I'm spending this day after Christmas trying to catch up some on the work that has piled up over the long holiday weekend and trying to get ahead a bit so I can take some more time off this week. Part of that catching up is performing the free resume critiques that we offer. There was one in my inbox from over the weekend from a sales and marketing executive that I thought was a good example of how a resume can be well-written but still ineffective. That might seem like a conflict of terms but it's more common than you would think, especially among inexperienced resume writers, amateur or professional.
There is a difference between well-written and effective. An effective resume is always well-written, but a well-written resume may not be effective. Now that I have you confused, let me explain using the example that was in my inbox.
The sample came from a fellow whose original resume, updated by him, was four pages long. He decided that was really much too long (it was) and hired a professional resume writer to fix it. The result was a two page resume that was well-written. It had no spelling or grammatical errors (although I did find a couple of hyphen goofs). It was written in the active voice. The resume was in chronological format which was correct for the job seeker's employment history. It had all the right buzzwords for the job seeker's industry. The resume was written at an appropriate readability level (about freshman college level). It was descriptive in verbiage. Overall, it met the criteria for being a well-written resume.
But it wasn't winning interviews. The job seeker had sent out over 80 and had only received four interviews. The test of a good resume is if it WORKS, not if it sounds good, looks nice, and meets all the rules of a well-written resume.
Missing in this resume were results - facts, metrics, accomplishments, proof of ability. Since it was a sales industry resume, it should have been chock-full of numbers - sales ratios, percentages, territories gained, quotas, dollar figures, etc. Almost the entire content was task-based information. Well-written, but still task-based. Task-based information does nothing to sell the candidate. It's job description. It doesn't answer the questions how? and what was the result?

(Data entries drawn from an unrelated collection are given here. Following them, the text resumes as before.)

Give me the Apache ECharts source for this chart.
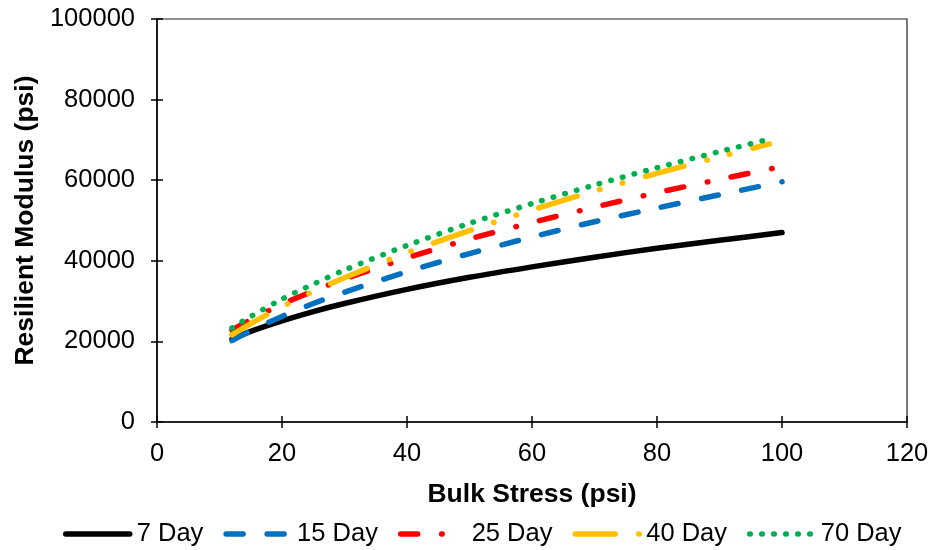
<!DOCTYPE html>
<html>
<head>
<meta charset="utf-8">
<script src="https://cdn.jsdelivr.net/npm/echarts@6/dist/echarts.min.js"></script>
<style>
html,body{margin:0;padding:0;background:#fff;}
#chart{width:935px;height:550px;}
</style>
</head>
<body>
<div id="chart"></div>
<script>
// Data
const seriesNames = ['7 Day', '15 Day', '25 Day', '40 Day', '70 Day'];
const stressA = [12, 15, 20, 25, 30, 40, 50, 60, 70, 80, 90, 100];
const stressB = [12, 15, 20, 25, 30, 40, 50, 60, 70, 80, 90, 98];
const day7  = [20600, 22500, 25100, 27400, 29400, 32900, 35900, 38500, 40900, 43100, 45100, 47000];
const day15 = [20200, 22600, 26200, 29400, 32200, 37300, 41800, 45900, 49700, 53100, 56400, 59600];
const day25 = [22800, 25400, 29200, 32500, 35500, 40700, 45400, 49500, 53300, 56900, 60200, 63400];
const day40 = [21600, 24400, 28600, 32400, 35800, 42000, 47500, 52600, 57300, 61700, 65800, 69000];
const day70 = [23300, 26200, 30500, 34200, 37700, 43800, 49300, 54200, 58800, 63100, 67100, 70200];
const xTicks = [0, 20, 40, 60, 80, 100, 120];
const yTicks = [0, 20000, 40000, 60000, 80000, 100000];

const FONT = "'Liberation Sans', Arial, sans-serif";
const LW = 5.5;

function pairs(xs, ys) { return xs.map((x, i) => [x, ys[i]]); }

const styles = [
  { color: '#000000', type: 'solid' },
  { color: '#0070C0', type: [17, 24] },
  { color: '#FF0000', type: [17, 24, 0.5, 24] },
  { color: '#FFC000', type: [40, 23.5, 0.5, 23, 0.5, 23.5] },
  { color: '#00B050', type: [0.5, 11.5] }
];
const dataSets = [pairs(stressA, day7), pairs(stressA, day15), pairs(stressA, day25), pairs(stressB, day40), pairs(stressB, day70)];

const gridRect = { left: 157, right: 28, top: 19, bottom: 128 };

const option = {
  backgroundColor: '#ffffff',
  animation: false,
  grid: [
    Object.assign({ show: true, borderColor: '#222', borderWidth: 1.2, containLabel: false }, gridRect),
    Object.assign({ show: false, containLabel: false }, gridRect)
  ],
  legend: {
    left: 58,
    top: 516,
    width: 870,
    itemWidth: 64,
    itemHeight: 6,
    itemGap: 20,
    textStyle: { fontSize: 25.5, color: '#000', fontFamily: FONT, padding: [0, 0, 0, 2] },
    lineStyle: { width: LW },
    itemStyle: { opacity: 0 },
    data: seriesNames
  },
  xAxis: [
    {
      type: 'value', gridIndex: 0, min: 0, max: 120, interval: 20,
      name: 'Bulk Stress (psi)', nameLocation: 'middle', nameGap: 59,
      nameTextStyle: { fontSize: 26.5, fontWeight: 'bold', color: '#000', fontFamily: FONT },
      axisLine: { show: true, lineStyle: { color: '#000', width: 1.5 } },
      axisTick: { show: true, inside: false, length: 6, lineStyle: { color: '#000', width: 1.5 } },
      axisLabel: { fontSize: 25.5, color: '#000', fontFamily: FONT, margin: 19,
        formatter: v => xTicks.indexOf(v) >= 0 ? String(v) : '' },
      splitLine: { show: false }
    },
    {
      type: 'value', gridIndex: 1, min: 0, max: 120, interval: 20,
      axisLine: { show: false },
      axisTick: { show: true, inside: true, length: 6, lineStyle: { color: '#000', width: 1.5 } },
      axisLabel: { show: false },
      splitLine: { show: false }
    }
  ],
  yAxis: [
    {
      type: 'value', gridIndex: 0, min: 0, max: 100000, interval: 20000,
      name: 'Resilient Modulus (psi)', nameLocation: 'middle', nameGap: 116,
      nameTextStyle: { fontSize: 26.5, fontWeight: 'bold', color: '#000', fontFamily: FONT },
      axisLine: { show: true, lineStyle: { color: '#000', width: 1.5 } },
      axisTick: { show: true, inside: false, length: 6, lineStyle: { color: '#000', width: 1.5 } },
      axisLabel: { fontSize: 25.5, color: '#000', fontFamily: FONT, margin: 22,
        formatter: v => yTicks.indexOf(v) >= 0 ? String(v) : '' },
      splitLine: { show: false }
    },
    {
      type: 'value', gridIndex: 1, min: 0, max: 100000, interval: 20000,
      axisLine: { show: false },
      axisTick: { show: true, inside: true, length: 6, lineStyle: { color: '#000', width: 1.5 } },
      axisLabel: { show: false },
      splitLine: { show: false }
    }
  ],
  series: seriesNames.map((name, i) => ({
    name: name,
    type: 'line',
    xAxisIndex: 0,
    yAxisIndex: 0,
    data: dataSets[i],
    smooth: 0.3,
    symbol: 'circle',
    showSymbol: false,
    color: styles[i].color,
    lineStyle: { color: styles[i].color, width: LW, type: styles[i].type, cap: 'round', join: 'round' },
    emphasis: { disabled: true },
    z: 2 + i
  }))
};

const chart = echarts.init(document.getElementById('chart'), null, { renderer: 'canvas' });
chart.setOption(option);
</script>
</body>
</html>
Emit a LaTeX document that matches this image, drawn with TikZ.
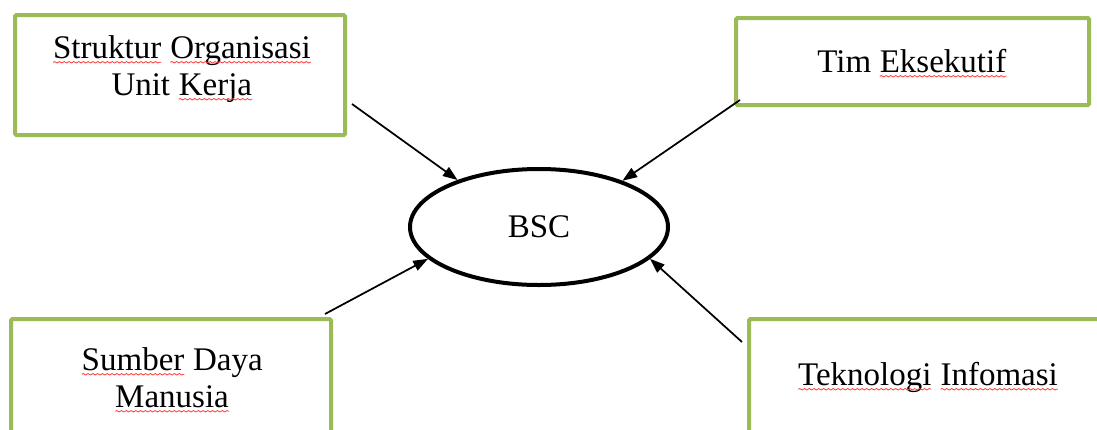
\documentclass[tikz,border=0pt]{standalone}
\usepackage{fontspec}
\setmainfont{Liberation Serif}
\usetikzlibrary{shapes.geometric,arrows.meta,decorations.pathmorphing}
\definecolor{boxgreen}{HTML}{9BBB59}
\definecolor{squig}{HTML}{FF3B3B}
\newcommand\wavy[1]{\tikz[baseline=(w.base)]{\node[inner sep=0pt,outer sep=0pt] (w) {#1};\draw[squig,line width=0.6pt,decorate,decoration={snake,amplitude=0.55pt,segment length=3.6pt}] ([yshift=-3.2pt]w.base west) -- ([yshift=-3.2pt]w.base east);}}
\begin{document}
\begin{tikzpicture}[x=0.75pt,y=-0.75pt,
  box/.style={draw=boxgreen,line width=3pt,rounded corners=1pt,rectangle,inner sep=0pt},
  lbl/.style={font=\fontsize{24.75}{29}\selectfont,anchor=base,inner sep=0pt},
  arr/.style={-{Triangle[length=11pt,width=8pt]},line width=1.3pt}]
\path[use as bounding box,clip] (0,0) rectangle (1097,429);
\node[box,minimum width=247.5pt,minimum height=90pt] (b1) at (180,75) {};
\node[box,minimum width=264.75pt,minimum height=65.25pt] (b2) at (912.5,61.5) {};
\node[box,minimum width=240pt,minimum height=94.5pt] (b3) at (171,382) {};
\node[box,minimum width=267.75pt,minimum height=94.5pt] (b4) at (927.5,382) {};
\node[lbl] (t1a) at (182,58) {\wavy{Struktur} \wavy{Organisasi}};
\node[lbl] (t1b) at (182,95) {Unit \wavy{Kerja}};
\node[lbl] (t2) at (912,72) {Tim \wavy{Eksekutif}};
\node[lbl] (t3a) at (172,370) {\wavy{Sumber} Daya};
\node[lbl] (t3b) at (172,407) {\wavy{Manusia}};
\node[lbl] (t4) at (928,385) {\wavy{Teknologi} \wavy{Infomasi}};
\node[ellipse,draw,line width=3pt,minimum width=193.5pt,minimum height=87pt,inner sep=0pt,font=\fontsize{24.75}{29}\selectfont] (bsc) at (539,227) {BSC};
\coordinate (s1) at (352,104);
\coordinate (s2) at (740,100);
\coordinate (s3) at (325,314);
\coordinate (s4) at (742,342);
\draw[arr] (s1) -- (bsc.150.6);
\draw[arr] (s2) -- (bsc.29.7);
\draw[arr] (s3) -- (bsc.196.4);
\draw[arr] (s4) -- (bsc.-16.8);
\end{tikzpicture}
\end{document}
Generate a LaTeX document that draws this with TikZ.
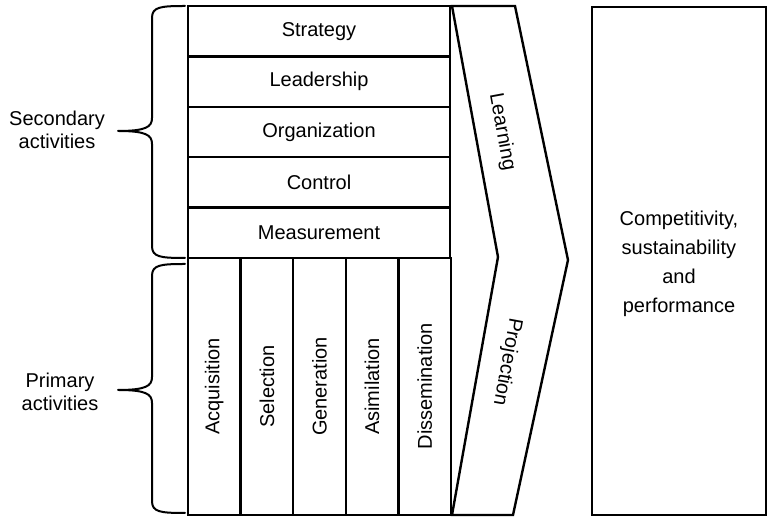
\documentclass[tikz,border=0pt]{standalone}
\usepackage{fontspec}
\setmainfont{Liberation Sans}
\begin{document}
\begin{tikzpicture}[x = 0.5pt, y = -0.5pt,
        txt/.style={font=\fontsize{10}{14.5}\selectfont, inner sep=0pt},
        rowbox/.style={txt, rectangle, draw, line width=1.2pt, minimum width=131pt, minimum height=25.2pt},
        colbox/.style={txt, rectangle, draw, line width=1.2pt, rotate=90, minimum width=128.5pt, minimum height=26.3pt},
        sidelabel/.style={txt, align=center, font=\fontsize{10}{11.8}\selectfont},
        brace/.style={line width=1pt, line cap=round, line join=round}]
        \useasboundingbox (0, 0) rectangle (768, 517);

        \node[rowbox] at (319, 31.2) (strat) {Strategy};
        \node[rowbox] at (319, 81.6) (lead) {Leadership};
        \node[rowbox] at (319, 132) (org) {Organization};
        \node[rowbox] at (319, 182.4) (ctrl) {Control};
        \node[rowbox] at (319, 232.8) (meas) {Measurement};

        \node[colbox] at (214.3, 386.5) (acq) {Acquisition};
        \node[colbox] at (266.9, 386.5) (sel) {Selection};
        \node[colbox] at (319.5, 386.5) (gen) {Generation};
        \node[colbox] at (372.1, 386.5) (asim) {Asimilation};
        \node[colbox] at (424.7, 386.5) (diss) {Dissemination};

        \draw[line width=1.2pt, line join=miter] (452, 6) -- (515, 6) -- (568, 260) -- (513, 515) -- (452, 515) -- (498, 257) -- cycle;
        \node[txt, rotate=-79.6] at (502, 132) (learn) {Learning};
        \node[txt, rotate=-100.4] at (507, 362) (proj) {Projection};

        \node[txt, rectangle, draw, line width=1.2pt, align=center, minimum width=87pt, minimum height=254pt] at (679, 261) (result) {};
        \node[txt, align=center] at (679, 264) (resulttxt) {Competitivity,\\sustainability\\and\\performance};

        \draw[brace] (185, 6) .. controls (160, 6) and (152, 7) .. (152, 18) -- (152, 118)
            .. controls (152, 127) and (146, 131) .. (118, 131)
            .. controls (146, 131) and (152, 135) .. (152, 144) -- (152, 246)
            .. controls (152, 257) and (160, 258) .. (185, 258);
        \draw[brace] (185, 264) .. controls (160, 264) and (152, 265) .. (152, 276) -- (152, 377)
            .. controls (152, 386) and (146, 390) .. (118, 390)
            .. controls (146, 390) and (152, 394) .. (152, 403) -- (152, 501)
            .. controls (152, 512) and (160, 513) .. (185, 513);

        \node[sidelabel] at (57, 130) (sec) {Secondary\\activities};
        \node[sidelabel] at (60, 392) (prim) {Primary\\activities};
\end{tikzpicture}
\end{document}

For example, the resume contained the bulleted phrase Showed ability to 'hit the ground running' and quickly develop order, focus and vision. As a hiring manager, I would think, Okay, that sounds good. How did you do that? Why did you need to do that - what was the situation? What good came about as a result of being able to get up to speed quickly? Also as a hiring manager, I would have put the resume aside and gone to the next one simply because I didn't have time to guess about a potential candidate's possible track record.
Another bulleted phrase was Achieved Guinness Book of World Record's notation - for the world's largest shopping cart. (sic) Wearing my hiring manager's hat, I think Say what? What does that have to do with anything? It could have been better worded if it said something like Won national notoriety and press coverage for company through marketing promotion involving sales gimmick of 'world's largest shopping cart' That is a results-oriented statement rather than a task-based statement.
Here's another: Designed and managed major PR/promotional events and presence at trade shows. What is major? What trade shows? What industry? What effect did these have on market share? The original statement tells me little about true ability.
The job seeker paid good money to have his resume fixed by a professional writer, but unfortunately, the result is as ineffective as the unfixed, four-page-long version. It sounds better than the original; the resume writer was a wordsmith, but he wasn't a strategist with good knowledge of how to position his client as THE candidate to hire. Somehow, I don't think he guaranteed his work, either, or the job seeker wouldn't have sent it to me for help.